What the exercise asks =
Look through the data below and return each line where "with" appears.

╭──

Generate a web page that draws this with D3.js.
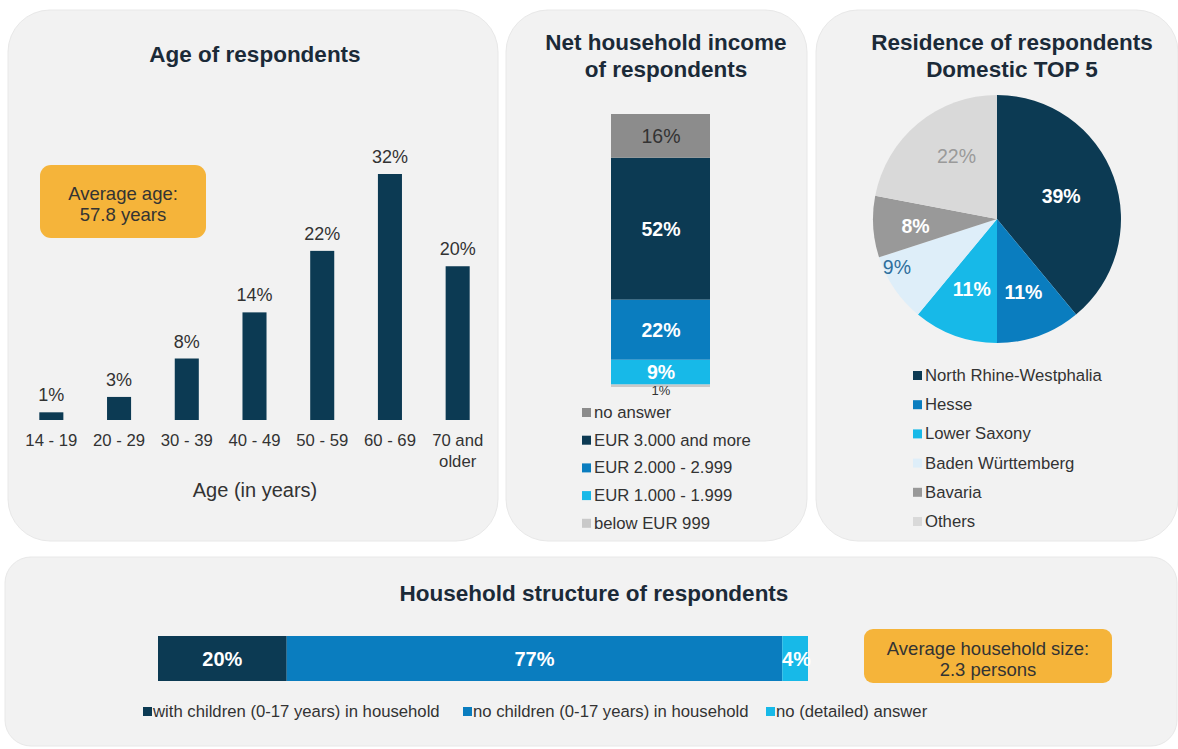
<!DOCTYPE html>
<html><head><meta charset="utf-8">
<script src="https://cdn.jsdelivr.net/npm/d3@7"></script>
<style>
html,body{margin:0;padding:0;background:#fff;}
svg{display:block;font-family:"Liberation Sans",Arial,sans-serif;}
</style></head>
<body><svg id="c" width="1178" height="749"></svg>
<script>
// ---- data ----
const ageCategories = ["14 - 19","20 - 29","30 - 39","40 - 49","50 - 59","60 - 69","70 and|older"];
const ageValues = [1,3,8,14,22,32,20];

const incomeCategories = ["below EUR 999","EUR 1.000 - 1.999","EUR 2.000 - 2.999","EUR 3.000 and more","no answer"];
const incomeValues = [1,9,22,52,16];
const incomeColors = ["#c9c9c9","#17b9e8","#0a7dbf","#0c3a53","#8c8c8c"];
const incomeLabelColors = ["#333","#fff","#fff","#fff","#333"];

const residenceCategories = ["North Rhine-Westphalia","Hesse","Lower Saxony","Baden Württemberg","Bavaria","Others"];
const residenceValues = [39,11,11,9,8,22];
const residenceColors = ["#0c3a53","#0a7dbf","#17b9e8","#deeef9","#999999","#d9d9d9"];
const residenceLabelColors = ["#fff","#fff","#fff","#2f6f9c","#fff","#9a9a9a"];

const householdCategories = ["with children (0-17 years) in household","no children (0-17 years) in household","no (detailed) answer"];
const householdValues = [20,77,4];
const householdColors = ["#0c3a53","#0a7dbf","#17b9e8"];

const svg = d3.select("#c");
const panelFill = "#f2f2f2";
const titleColor = "#1b2a38";
const textColor = "#333";
const orange = "#f5b43a";

function panel(x,y,w,h,r){
  svg.append("rect").attr("x",x).attr("y",y).attr("width",w).attr("height",h)
    .attr("rx",r).attr("ry",r).attr("fill",panelFill).attr("stroke","#e8e8e8").attr("stroke-width",1);
}
panel(8,10,490,531,42);
panel(506,10,301,531,42);
panel(816,10,362,531,42);
panel(5,557,1172,189,26);

function title(lines,cx,y0,dy){
  const t = svg.append("text").attr("text-anchor","middle").attr("fill",titleColor)
    .attr("font-size",22.5).attr("font-weight","bold");
  lines.forEach((l,i)=>t.append("tspan").attr("x",cx).attr("y",y0+i*dy).text(l));
}

// ---- Age chart ----
title(["Age of respondents"],255,62,0);
const xAge = d3.scaleBand().domain(ageCategories).range([19,490]).paddingInner(0.645).paddingOuter(0.3);
const yAge = d3.scaleLinear().domain([0,32]).range([420,174]);
const gAge = svg.append("g");
gAge.selectAll("rect").data(ageValues).join("rect")
  .attr("x",(d,i)=>xAge(ageCategories[i])).attr("width",xAge.bandwidth())
  .attr("y",d=>yAge(d)).attr("height",d=>yAge(0)-yAge(d)).attr("fill","#0c3a53");
gAge.selectAll("text.v").data(ageValues).join("text").attr("class","v")
  .attr("x",(d,i)=>xAge(ageCategories[i])+xAge.bandwidth()/2).attr("y",d=>yAge(d)-11)
  .attr("text-anchor","middle").attr("font-size",18).attr("fill",textColor).text(d=>d+"%");
const xAxis = d3.axisBottom(xAge).tickSize(0).tickPadding(0).tickFormat("");
const axG = gAge.append("g").attr("transform","translate(0,420)").call(xAxis);
axG.select(".domain").remove();
axG.selectAll(".tick").each(function(d){
  const t = d3.select(this).append("text").attr("text-anchor","middle").attr("font-size",16.7).attr("fill",textColor);
  d.split("|").forEach((l,i)=>t.append("tspan").attr("x",0).attr("y",26+i*21).text(l));
});
svg.append("text").attr("x",255).attr("y",497).attr("text-anchor","middle").attr("font-size",20)
  .attr("fill",textColor).text("Age (in years)");
svg.append("rect").attr("x",40).attr("y",165).attr("width",166).attr("height",73).attr("rx",11).attr("fill",orange);
const aa = svg.append("text").attr("text-anchor","middle").attr("font-size",18.5).attr("fill",textColor);
aa.append("tspan").attr("x",123).attr("y",200).text("Average age:");
aa.append("tspan").attr("x",123).attr("y",221).text("57.8 years");

// ---- Income stacked bar ----
title(["Net household income","of respondents"],666,50,27);
const yInc = d3.scaleLinear().domain([0,100]).range([387,114]);
let cum = 0;
const incData = incomeValues.map((v,i)=>{const o={v,i,y0:cum,y1:cum+v}; cum+=v; return o;});
const gInc = svg.append("g");
gInc.selectAll("rect").data(incData).join("rect")
  .attr("x",611).attr("width",99).attr("y",d=>yInc(d.y1)).attr("height",d=>yInc(d.y0)-yInc(d.y1))
  .attr("fill",d=>incomeColors[d.i]);
gInc.selectAll("text").data(incData).join("text")
  .attr("x",661).attr("y",d=> d.v<5 ? yInc(d.y0)+8 : yInc((d.y0+d.y1)/2)+7)
  .attr("text-anchor","middle")
  .attr("font-size",d=>d.v<5?13:19.5).attr("font-weight",d=>(d.i>=1&&d.i<=3)?"bold":"normal")
  .attr("fill",d=>incomeLabelColors[d.i]).text(d=>d.v+"%");
const incLegend = incomeCategories.slice().reverse();
const incLegCol = incomeColors.slice().reverse();
incLegend.forEach((c,i)=>{
  const y = 418 + i*27.7;
  svg.append("rect").attr("x",582).attr("y",y-10).attr("width",9).attr("height",9).attr("fill",incLegCol[i]);
  svg.append("text").attr("x",594).attr("y",y).attr("font-size",16.7).attr("fill",textColor).text(c);
});

// ---- Residence pie ----
title(["Residence of respondents","Domestic TOP 5"],1012,50,27);
const pie = d3.pie().sort(null).value(d=>d);
const arcs = pie(residenceValues);
const arc = d3.arc().innerRadius(0).outerRadius(124);
const gPie = svg.append("g").attr("transform","translate(997,219)");
gPie.selectAll("path").data(arcs).join("path").attr("d",arc).attr("fill",(d,i)=>residenceColors[i]);
const labelR = [0.55,0.63,0.6,0.895,0.66,0.6];
const labelShift = [0,0,0,8.6,-1.4,6.6];
gPie.selectAll("text").data(arcs).join("text")
  .attr("transform",(d,i)=>{
    const a = (d.startAngle+d.endAngle)/2 + labelShift[i]*Math.PI/180; const r = 124*labelR[i];
    return `translate(${Math.sin(a)*r},${-Math.cos(a)*r})`;
  })
  .attr("dy","0.35em").attr("text-anchor","middle").attr("font-size",19.5)
  .attr("font-weight",(d,i)=>(i<=2||i===4)?"bold":"normal")
  .attr("fill",(d,i)=>residenceLabelColors[i]).text(d=>d.data+"%");
residenceCategories.forEach((c,i)=>{
  const y = 381 + i*29.2;
  svg.append("rect").attr("x",913).attr("y",y-10).attr("width",9).attr("height",9).attr("fill",residenceColors[i]);
  svg.append("text").attr("x",925).attr("y",y).attr("font-size",16.7).attr("fill",textColor).text(c);
});

// ---- Household structure ----
title(["Household structure of respondents"],594,601,0);
const xHh = d3.scaleLinear().domain([0,d3.sum(householdValues)]).range([158,808]);
let c2 = 0;
const hhData = householdValues.map((v,i)=>{const o={v,i,x0:c2,x1:c2+v}; c2+=v; return o;});
const gHh = svg.append("g");
gHh.selectAll("rect").data(hhData).join("rect")
  .attr("x",d=>xHh(d.x0)).attr("width",d=>xHh(d.x1)-xHh(d.x0)).attr("y",636).attr("height",45)
  .attr("fill",d=>householdColors[d.i]);
gHh.selectAll("text").data(hhData).join("text")
  .attr("x",d=> d.v<5 ? xHh(d.x1)+3 : (xHh(d.x0)+xHh(d.x1))/2)
  .attr("text-anchor",d=>d.v<5?"end":"middle")
  .attr("y",666).attr("font-size",20).attr("font-weight","bold").attr("fill","#fff").text(d=>d.v+"%");
const legX = [143,463,766];
householdCategories.forEach((c,i)=>{
  svg.append("rect").attr("x",legX[i]).attr("y",707).attr("width",9).attr("height",9).attr("fill",householdColors[i]);
  svg.append("text").attr("x",legX[i]+10).attr("y",717).attr("font-size",16.7).attr("fill",textColor).text(c);
});
svg.append("rect").attr("x",864).attr("y",629).attr("width",248).attr("height",54).attr("rx",9).attr("fill",orange);
const hb = svg.append("text").attr("text-anchor","middle").attr("font-size",18.5).attr("fill",textColor);
hb.append("tspan").attr("x",988).attr("y",655).text("Average household size:");
hb.append("tspan").attr("x",988).attr("y",676).text("2.3 persons");
</script></body></html>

╰──

Task solution =
Generate a web page that draws this with D3.js.
const householdCategories = ["with children (0-17 years) in household","no children (0-17 years) in household","no (detailed) answer"];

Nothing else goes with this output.